» **Exercise directions**
Copy exactly, leaving out every image, the lines from the one with "Recreate this image" through the one with "const data = barRows.map((r, i)", inclusive.

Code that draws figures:
►

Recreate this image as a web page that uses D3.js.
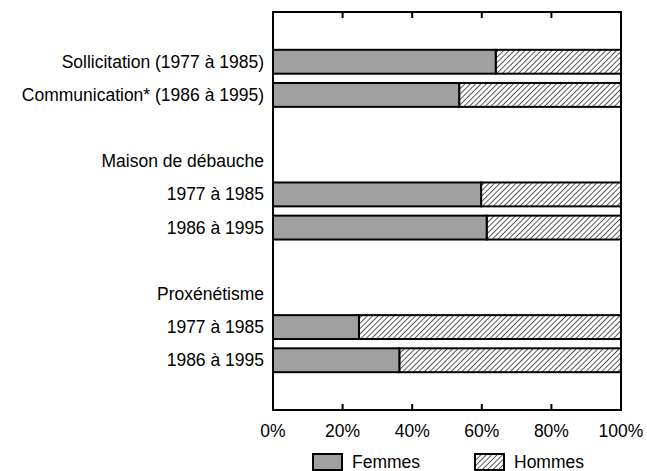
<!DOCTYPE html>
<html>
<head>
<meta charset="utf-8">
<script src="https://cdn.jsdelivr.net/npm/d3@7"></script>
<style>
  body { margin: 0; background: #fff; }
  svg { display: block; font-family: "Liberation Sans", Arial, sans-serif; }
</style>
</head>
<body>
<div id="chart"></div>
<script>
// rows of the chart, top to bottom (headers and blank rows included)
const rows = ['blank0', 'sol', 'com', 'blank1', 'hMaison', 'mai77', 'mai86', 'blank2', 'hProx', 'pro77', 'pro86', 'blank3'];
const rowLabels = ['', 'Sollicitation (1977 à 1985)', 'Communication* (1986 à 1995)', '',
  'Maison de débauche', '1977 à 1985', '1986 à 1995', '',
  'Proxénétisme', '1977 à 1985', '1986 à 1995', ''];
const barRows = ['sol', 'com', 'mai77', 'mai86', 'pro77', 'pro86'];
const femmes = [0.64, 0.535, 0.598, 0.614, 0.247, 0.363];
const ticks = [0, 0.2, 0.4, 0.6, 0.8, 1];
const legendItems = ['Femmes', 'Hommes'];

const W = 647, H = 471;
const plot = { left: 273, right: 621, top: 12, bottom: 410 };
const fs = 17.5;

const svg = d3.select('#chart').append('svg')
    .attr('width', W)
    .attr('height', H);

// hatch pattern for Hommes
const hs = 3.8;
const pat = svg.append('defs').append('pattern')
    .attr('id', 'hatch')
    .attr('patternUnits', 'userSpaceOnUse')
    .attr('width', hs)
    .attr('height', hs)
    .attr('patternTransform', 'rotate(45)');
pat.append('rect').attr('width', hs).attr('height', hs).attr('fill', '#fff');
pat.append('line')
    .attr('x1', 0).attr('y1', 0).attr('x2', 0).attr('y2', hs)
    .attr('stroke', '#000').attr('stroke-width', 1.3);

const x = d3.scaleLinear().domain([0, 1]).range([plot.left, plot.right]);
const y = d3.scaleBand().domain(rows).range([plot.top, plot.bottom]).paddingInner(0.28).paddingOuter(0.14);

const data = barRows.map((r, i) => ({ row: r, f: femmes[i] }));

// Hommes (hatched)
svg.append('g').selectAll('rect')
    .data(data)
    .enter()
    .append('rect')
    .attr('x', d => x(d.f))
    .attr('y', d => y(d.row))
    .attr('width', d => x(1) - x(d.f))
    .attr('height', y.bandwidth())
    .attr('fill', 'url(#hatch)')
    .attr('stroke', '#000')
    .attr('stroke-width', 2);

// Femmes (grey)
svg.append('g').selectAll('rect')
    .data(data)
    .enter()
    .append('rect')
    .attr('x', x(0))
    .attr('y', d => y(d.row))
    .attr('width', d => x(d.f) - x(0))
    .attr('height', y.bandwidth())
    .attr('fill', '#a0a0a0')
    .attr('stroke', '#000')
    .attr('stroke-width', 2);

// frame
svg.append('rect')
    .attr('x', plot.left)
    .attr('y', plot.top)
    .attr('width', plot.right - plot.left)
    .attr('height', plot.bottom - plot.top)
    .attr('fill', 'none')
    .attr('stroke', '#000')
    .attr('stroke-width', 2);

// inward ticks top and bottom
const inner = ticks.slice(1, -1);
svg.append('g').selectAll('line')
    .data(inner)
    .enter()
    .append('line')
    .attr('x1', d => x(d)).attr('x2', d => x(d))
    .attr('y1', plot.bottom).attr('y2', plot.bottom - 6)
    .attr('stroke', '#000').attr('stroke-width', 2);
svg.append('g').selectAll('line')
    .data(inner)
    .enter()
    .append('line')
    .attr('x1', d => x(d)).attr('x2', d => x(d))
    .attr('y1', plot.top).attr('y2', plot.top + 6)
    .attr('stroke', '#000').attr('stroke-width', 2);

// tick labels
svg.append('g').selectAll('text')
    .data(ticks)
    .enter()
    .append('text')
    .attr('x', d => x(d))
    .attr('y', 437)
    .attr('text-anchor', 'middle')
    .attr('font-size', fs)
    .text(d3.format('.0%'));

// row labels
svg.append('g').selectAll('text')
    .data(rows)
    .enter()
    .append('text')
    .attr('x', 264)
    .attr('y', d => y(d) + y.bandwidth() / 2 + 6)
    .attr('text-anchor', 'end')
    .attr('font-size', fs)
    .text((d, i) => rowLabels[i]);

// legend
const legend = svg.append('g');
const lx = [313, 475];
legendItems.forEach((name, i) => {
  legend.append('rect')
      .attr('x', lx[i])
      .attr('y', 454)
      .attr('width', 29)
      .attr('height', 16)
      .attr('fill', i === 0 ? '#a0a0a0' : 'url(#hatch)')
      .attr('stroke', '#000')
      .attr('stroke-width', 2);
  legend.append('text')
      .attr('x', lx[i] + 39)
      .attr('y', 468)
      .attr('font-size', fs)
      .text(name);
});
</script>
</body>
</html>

◄
►

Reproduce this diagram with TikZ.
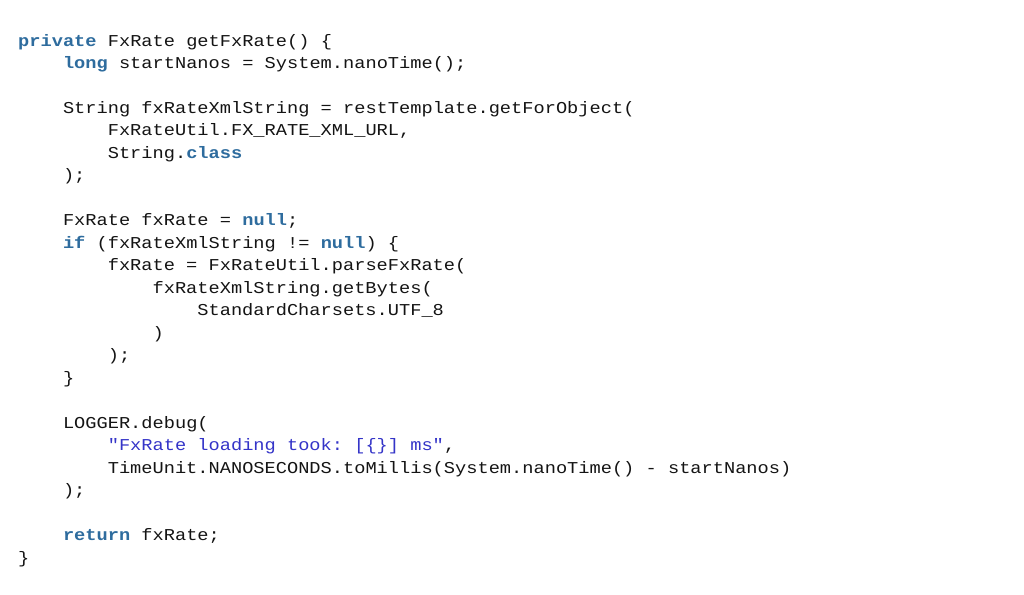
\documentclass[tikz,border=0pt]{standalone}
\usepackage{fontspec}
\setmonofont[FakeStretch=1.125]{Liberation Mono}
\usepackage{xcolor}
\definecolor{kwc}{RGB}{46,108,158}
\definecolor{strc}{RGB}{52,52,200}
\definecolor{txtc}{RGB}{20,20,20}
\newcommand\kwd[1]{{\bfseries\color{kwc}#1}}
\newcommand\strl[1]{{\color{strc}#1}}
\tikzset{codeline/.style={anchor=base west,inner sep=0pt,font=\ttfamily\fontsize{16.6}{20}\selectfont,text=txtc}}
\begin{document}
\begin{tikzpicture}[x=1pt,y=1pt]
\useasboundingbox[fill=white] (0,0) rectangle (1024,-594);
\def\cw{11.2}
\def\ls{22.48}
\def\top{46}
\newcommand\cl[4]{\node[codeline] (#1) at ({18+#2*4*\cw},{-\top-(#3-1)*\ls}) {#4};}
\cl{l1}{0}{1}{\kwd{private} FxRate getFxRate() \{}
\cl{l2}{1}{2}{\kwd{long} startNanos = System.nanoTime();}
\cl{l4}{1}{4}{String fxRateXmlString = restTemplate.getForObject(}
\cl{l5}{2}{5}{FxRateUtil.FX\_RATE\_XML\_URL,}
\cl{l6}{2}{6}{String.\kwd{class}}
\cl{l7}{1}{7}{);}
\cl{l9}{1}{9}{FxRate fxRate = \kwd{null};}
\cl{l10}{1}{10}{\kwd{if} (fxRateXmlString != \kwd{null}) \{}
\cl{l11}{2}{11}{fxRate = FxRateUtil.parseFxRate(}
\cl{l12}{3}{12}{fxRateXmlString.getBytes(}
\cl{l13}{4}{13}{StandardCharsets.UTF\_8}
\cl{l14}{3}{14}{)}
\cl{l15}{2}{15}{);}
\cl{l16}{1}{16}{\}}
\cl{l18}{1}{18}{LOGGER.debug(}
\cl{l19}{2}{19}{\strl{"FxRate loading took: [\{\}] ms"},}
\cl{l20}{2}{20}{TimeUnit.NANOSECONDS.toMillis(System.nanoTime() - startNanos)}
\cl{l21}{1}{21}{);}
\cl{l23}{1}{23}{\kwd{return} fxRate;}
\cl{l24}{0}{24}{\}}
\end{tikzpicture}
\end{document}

◄

» **Full answer**
Recreate this image as a web page that uses D3.js.
<!DOCTYPE html>
<html>
<head>
<meta charset="utf-8">
<script src="https://cdn.jsdelivr.net/npm/d3@7"></script>
<style>
  body { margin: 0; background: #fff; }
  svg { display: block; font-family: "Liberation Sans", Arial, sans-serif; }
</style>
</head>
<body>
<div id="chart"></div>
<script>
// rows of the chart, top to bottom (headers and blank rows included)
const rows = ['blank0', 'sol', 'com', 'blank1', 'hMaison', 'mai77', 'mai86', 'blank2', 'hProx', 'pro77', 'pro86', 'blank3'];
const rowLabels = ['', 'Sollicitation (1977 à 1985)', 'Communication* (1986 à 1995)', '',
  'Maison de débauche', '1977 à 1985', '1986 à 1995', '',
  'Proxénétisme', '1977 à 1985', '1986 à 1995', ''];
const barRows = ['sol', 'com', 'mai77', 'mai86', 'pro77', 'pro86'];
const femmes = [0.64, 0.535, 0.598, 0.614, 0.247, 0.363];
const ticks = [0, 0.2, 0.4, 0.6, 0.8, 1];
const legendItems = ['Femmes', 'Hommes'];

const W = 647, H = 471;
const plot = { left: 273, right: 621, top: 12, bottom: 410 };
const fs = 17.5;

const svg = d3.select('#chart').append('svg')
    .attr('width', W)
    .attr('height', H);

// hatch pattern for Hommes
const hs = 3.8;
const pat = svg.append('defs').append('pattern')
    .attr('id', 'hatch')
    .attr('patternUnits', 'userSpaceOnUse')
    .attr('width', hs)
    .attr('height', hs)
    .attr('patternTransform', 'rotate(45)');
pat.append('rect').attr('width', hs).attr('height', hs).attr('fill', '#fff');
pat.append('line')
    .attr('x1', 0).attr('y1', 0).attr('x2', 0).attr('y2', hs)
    .attr('stroke', '#000').attr('stroke-width', 1.3);

const x = d3.scaleLinear().domain([0, 1]).range([plot.left, plot.right]);
const y = d3.scaleBand().domain(rows).range([plot.top, plot.bottom]).paddingInner(0.28).paddingOuter(0.14);

const data = barRows.map((r, i) => ({ row: r, f: femmes[i] }));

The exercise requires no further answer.